Candidates locked in the race to the White House traditionally begin preparing months in advance for what is often the most important of prime-time debuts before the election.
But with less than a month to go, the Republican candidate has shown little interest in mock debates, on the basis that he already knows "the issues".
Instead of forming an official debate team - as is customary - Mr Trump's strategy is being shaped by friends and family members.
Chief among his informal group of advisers is Roger Ailes, the former chairman of Fox News Channel, who was forced to resign amid allegations that he sexually harassed employees. For the past two weekends Mr Trump has met Mr Ailes, Rudolph Giuliani, the former New York mayor, Ivanka Trump, the Republican nominee's daughter, and a collection of others at the Trump National Golf Club.
The group suggest verbal salvoes that he can use against Mrs Clinton, whilst chomping on bacon cheeseburgers and hot dogs, The Washington Post reported.
It emerged yesterday (Sunday) that Mrs Clinton is struggling to find a sparring partner who can mimic Mr Trump in mock debates.

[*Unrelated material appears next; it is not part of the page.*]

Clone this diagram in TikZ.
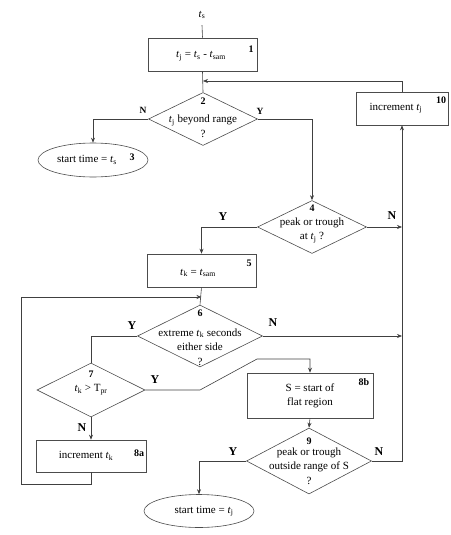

Robby Mook, her campaign manager, said the search was proving "very hard".
Earlier this summer, Mr Trump flippantly said in a radio interview that he didn't need to spend time learning about topics that could come up - anything from health care to defence.
"I do know the issues, I actually know the issues much better than people understand that I know the issues," he said. "But I want to, obviously I will be practising. But I don't want to put so much practice in that all of a sudden you're not who you are."
Since announcing his bid for the presidency, Mr Trump has bucked almost every law and convention of a traditional electoral race. He has shunned script writers, preferring instead to scrawl a few notes on the back of a piece of paper en route to a speech.
In primary debates against his Republican rivals, Mr Trump won by being the schoolyard bully. His appearances were low on policy detail but littered with cutting nicknames for his opponents - "Lying Ted", "low-energy Jeb" - that ultimately destroyed them.
Mr Trump has indicated he will use this no-holds-barred approach against Mrs Clinton at the debate next month.
Perhaps Mrs Clinton's biggest challenge is her inability to relax in public. Famously prepared for every event, she can come across as too well rehearsed. She is going to have to use the debates to address the problem that, polls show, voters believe she is not trustworthy.
Seeking to manage expectations, Brian Fallon, her press secretary, said this week that Mr Trump's "showmanship as an ex-TV star" make him "a formidable debate foe".
Mr Trump lags behind Mrs Clinton in all the polls, and the debate could prove to be the only chance he has of putting his campaign back on a winning path.